## [RECORDS SUPPLIED]
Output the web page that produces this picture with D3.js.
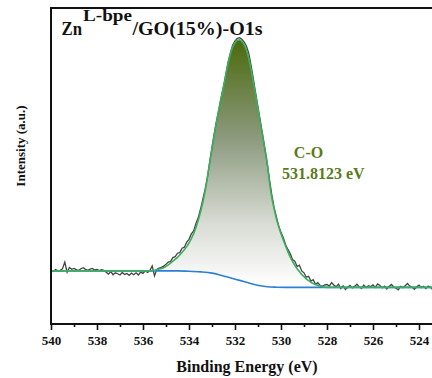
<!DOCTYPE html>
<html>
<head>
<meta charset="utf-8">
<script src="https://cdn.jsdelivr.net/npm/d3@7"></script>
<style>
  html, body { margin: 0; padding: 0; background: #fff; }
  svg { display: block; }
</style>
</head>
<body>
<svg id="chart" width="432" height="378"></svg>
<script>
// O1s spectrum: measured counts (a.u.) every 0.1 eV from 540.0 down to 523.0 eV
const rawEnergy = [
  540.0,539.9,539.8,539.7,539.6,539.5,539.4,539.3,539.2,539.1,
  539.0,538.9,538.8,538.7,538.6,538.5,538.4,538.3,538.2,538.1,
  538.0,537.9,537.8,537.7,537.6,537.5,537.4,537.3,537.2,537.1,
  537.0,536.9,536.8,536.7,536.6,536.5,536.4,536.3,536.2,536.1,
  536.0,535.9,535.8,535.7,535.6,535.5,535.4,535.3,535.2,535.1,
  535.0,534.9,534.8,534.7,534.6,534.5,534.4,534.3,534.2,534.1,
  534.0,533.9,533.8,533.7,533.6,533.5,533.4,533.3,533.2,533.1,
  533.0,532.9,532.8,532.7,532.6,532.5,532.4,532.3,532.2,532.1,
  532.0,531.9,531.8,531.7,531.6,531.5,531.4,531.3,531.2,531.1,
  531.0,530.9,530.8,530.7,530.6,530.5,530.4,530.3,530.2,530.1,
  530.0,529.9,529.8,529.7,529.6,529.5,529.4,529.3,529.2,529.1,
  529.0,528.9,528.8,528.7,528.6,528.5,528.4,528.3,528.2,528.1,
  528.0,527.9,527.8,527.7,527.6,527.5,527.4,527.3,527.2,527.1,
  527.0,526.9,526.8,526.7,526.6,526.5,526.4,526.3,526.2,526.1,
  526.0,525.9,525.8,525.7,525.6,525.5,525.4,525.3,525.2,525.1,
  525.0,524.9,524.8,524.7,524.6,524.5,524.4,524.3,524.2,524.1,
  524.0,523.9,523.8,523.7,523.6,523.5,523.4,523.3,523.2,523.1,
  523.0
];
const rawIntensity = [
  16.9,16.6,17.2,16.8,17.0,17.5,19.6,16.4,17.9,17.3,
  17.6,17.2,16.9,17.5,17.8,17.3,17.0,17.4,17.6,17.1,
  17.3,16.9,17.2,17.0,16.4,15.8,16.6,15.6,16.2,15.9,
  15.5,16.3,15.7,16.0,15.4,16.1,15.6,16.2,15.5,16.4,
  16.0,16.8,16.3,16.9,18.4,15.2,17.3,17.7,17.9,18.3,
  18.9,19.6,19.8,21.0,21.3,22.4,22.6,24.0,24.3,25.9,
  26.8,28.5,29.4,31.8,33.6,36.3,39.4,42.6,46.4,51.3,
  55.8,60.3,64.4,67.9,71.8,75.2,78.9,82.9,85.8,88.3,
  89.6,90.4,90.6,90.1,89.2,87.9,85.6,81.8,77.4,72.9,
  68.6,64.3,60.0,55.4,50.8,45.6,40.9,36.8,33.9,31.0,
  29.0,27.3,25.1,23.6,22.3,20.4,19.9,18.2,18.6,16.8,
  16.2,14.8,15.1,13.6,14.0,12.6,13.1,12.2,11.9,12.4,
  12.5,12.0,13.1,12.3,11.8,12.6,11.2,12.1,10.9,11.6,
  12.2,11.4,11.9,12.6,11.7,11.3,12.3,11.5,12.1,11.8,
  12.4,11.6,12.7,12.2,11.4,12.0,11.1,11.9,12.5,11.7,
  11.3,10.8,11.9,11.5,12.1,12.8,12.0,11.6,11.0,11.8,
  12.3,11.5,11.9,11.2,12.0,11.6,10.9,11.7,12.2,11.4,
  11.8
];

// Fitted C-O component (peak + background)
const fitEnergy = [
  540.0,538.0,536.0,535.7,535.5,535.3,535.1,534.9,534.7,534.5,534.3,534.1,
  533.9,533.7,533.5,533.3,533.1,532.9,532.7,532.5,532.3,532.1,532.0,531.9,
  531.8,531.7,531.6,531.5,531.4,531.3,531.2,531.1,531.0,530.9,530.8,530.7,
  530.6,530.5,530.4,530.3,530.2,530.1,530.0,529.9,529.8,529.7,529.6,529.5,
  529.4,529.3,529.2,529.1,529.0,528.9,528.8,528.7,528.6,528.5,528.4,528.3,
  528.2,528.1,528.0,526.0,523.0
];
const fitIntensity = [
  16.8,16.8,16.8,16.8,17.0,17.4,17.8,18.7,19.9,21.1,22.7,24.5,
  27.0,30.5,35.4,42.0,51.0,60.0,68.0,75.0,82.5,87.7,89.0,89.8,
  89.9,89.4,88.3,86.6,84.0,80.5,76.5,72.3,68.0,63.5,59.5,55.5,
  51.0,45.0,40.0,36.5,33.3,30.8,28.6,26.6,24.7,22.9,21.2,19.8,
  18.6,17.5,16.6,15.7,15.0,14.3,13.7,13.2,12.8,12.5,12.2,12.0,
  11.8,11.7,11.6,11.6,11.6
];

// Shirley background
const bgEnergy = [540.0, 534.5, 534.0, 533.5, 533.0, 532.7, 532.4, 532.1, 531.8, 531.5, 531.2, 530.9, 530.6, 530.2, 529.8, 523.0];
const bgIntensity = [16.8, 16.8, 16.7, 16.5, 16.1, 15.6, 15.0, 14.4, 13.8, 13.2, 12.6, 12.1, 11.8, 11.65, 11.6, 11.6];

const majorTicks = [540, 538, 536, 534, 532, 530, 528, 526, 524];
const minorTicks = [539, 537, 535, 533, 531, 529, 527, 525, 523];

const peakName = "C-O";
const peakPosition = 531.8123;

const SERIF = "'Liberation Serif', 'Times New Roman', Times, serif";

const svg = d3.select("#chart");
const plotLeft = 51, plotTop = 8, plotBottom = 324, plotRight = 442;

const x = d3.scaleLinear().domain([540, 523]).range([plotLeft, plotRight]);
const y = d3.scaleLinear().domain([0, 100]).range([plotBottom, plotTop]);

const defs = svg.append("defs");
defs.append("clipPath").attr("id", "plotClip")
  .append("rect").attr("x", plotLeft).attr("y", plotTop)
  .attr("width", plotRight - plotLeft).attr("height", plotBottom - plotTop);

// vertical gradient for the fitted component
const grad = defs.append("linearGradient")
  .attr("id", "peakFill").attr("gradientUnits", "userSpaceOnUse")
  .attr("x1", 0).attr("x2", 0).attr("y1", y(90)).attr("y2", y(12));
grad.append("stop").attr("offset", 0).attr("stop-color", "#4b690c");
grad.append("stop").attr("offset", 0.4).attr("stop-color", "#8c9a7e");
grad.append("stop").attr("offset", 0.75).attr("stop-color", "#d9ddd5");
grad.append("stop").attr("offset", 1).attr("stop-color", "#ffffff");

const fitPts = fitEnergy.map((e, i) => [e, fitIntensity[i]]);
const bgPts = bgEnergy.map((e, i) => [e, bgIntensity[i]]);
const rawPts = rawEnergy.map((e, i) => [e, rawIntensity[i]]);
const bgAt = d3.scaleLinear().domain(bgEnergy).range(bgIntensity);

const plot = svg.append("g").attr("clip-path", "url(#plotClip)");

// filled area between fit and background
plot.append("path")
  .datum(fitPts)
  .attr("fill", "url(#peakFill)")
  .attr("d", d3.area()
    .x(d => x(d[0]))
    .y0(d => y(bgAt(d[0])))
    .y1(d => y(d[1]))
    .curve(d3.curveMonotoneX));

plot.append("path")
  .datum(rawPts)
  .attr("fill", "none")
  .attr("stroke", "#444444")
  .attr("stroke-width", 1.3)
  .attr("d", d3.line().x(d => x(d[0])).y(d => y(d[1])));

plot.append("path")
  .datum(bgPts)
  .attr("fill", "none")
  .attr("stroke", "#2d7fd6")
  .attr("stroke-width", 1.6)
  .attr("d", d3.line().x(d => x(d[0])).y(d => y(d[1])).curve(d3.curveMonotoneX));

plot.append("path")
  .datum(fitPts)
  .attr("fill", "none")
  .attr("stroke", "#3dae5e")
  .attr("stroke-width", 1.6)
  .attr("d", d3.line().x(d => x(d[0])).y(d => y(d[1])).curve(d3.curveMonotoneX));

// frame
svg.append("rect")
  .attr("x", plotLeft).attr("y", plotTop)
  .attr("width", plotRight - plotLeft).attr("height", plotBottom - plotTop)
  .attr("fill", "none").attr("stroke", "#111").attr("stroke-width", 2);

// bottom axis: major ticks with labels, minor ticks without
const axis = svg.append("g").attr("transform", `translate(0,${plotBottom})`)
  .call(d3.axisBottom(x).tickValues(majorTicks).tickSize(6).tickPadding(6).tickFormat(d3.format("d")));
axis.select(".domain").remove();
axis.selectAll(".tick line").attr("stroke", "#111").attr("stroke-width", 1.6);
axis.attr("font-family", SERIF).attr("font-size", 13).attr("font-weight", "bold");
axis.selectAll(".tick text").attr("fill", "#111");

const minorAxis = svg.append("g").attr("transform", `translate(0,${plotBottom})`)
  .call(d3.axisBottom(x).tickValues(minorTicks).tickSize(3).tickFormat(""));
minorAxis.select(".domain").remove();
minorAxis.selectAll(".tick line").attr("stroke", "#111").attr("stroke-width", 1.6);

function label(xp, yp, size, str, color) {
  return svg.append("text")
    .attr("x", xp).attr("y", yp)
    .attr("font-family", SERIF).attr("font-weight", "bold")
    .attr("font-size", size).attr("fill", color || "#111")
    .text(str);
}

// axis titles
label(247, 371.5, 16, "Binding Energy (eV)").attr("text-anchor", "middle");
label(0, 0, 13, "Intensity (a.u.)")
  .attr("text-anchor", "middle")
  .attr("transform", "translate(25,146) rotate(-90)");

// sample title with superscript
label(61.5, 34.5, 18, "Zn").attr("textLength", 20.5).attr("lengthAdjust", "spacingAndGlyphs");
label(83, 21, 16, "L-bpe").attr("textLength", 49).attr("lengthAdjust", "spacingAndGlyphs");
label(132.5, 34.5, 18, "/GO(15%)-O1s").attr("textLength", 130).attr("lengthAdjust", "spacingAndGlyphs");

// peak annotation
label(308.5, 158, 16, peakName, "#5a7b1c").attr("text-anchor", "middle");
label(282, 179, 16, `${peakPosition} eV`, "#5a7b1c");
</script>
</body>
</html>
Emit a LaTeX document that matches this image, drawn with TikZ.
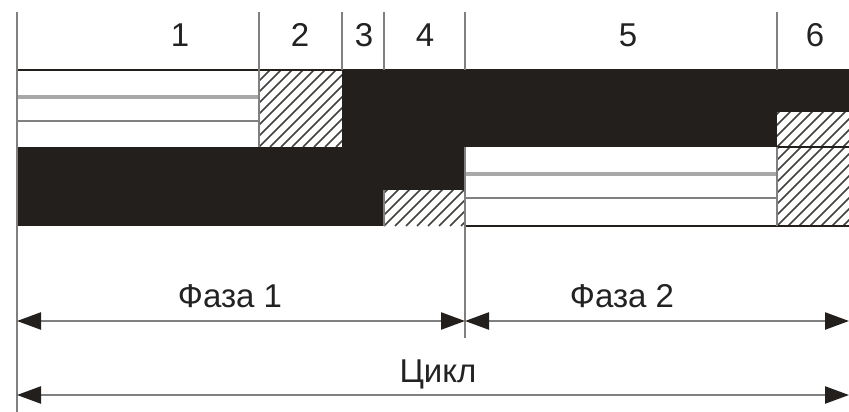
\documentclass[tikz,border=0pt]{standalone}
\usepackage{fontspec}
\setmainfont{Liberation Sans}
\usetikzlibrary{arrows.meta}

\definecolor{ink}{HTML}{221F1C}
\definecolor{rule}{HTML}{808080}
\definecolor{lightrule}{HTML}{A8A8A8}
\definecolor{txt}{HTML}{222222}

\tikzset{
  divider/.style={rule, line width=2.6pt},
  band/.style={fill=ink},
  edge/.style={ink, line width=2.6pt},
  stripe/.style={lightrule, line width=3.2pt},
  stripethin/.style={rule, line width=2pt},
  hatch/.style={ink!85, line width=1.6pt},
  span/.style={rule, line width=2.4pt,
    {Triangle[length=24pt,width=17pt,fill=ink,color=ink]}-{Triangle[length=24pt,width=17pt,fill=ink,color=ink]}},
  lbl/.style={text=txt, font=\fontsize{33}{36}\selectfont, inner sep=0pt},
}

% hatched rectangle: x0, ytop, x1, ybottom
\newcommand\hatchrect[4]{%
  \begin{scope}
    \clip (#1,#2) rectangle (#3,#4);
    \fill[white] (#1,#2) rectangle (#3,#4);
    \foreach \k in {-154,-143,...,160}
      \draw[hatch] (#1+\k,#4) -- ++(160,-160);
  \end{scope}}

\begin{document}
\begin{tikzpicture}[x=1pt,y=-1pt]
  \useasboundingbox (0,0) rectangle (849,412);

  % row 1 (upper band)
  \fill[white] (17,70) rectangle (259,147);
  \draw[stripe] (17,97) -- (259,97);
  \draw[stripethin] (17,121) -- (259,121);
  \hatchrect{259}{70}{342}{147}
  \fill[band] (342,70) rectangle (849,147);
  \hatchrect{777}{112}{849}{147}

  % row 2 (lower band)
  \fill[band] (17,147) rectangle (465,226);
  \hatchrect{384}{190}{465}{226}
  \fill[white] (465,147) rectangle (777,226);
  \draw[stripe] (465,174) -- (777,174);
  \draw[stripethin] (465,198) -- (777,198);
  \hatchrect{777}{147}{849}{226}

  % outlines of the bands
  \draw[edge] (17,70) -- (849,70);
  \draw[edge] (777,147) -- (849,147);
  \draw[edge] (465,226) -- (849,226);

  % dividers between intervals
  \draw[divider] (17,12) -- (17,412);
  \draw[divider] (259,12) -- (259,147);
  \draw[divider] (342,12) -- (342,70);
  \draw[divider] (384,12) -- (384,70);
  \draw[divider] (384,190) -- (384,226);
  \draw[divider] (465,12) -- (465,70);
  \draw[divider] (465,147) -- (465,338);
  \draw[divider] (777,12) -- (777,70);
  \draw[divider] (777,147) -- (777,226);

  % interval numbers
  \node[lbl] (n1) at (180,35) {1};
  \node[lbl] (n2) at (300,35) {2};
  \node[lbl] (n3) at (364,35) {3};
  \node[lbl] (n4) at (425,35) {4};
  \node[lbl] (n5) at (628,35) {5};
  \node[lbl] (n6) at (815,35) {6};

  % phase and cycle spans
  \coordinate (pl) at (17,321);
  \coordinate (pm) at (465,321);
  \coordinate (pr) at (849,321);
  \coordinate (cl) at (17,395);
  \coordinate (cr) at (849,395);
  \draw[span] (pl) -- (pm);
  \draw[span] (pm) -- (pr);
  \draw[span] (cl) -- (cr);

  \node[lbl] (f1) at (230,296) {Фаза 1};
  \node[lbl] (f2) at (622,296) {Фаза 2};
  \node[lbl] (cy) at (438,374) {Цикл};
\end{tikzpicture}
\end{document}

## [SHORT EXERCISE]
Look for the word "that" and return every line where it occurs.

## [TASK RESPONSE]
Output the web page that produces this picture with D3.js.
Emit a LaTeX document that matches this image, drawn with TikZ.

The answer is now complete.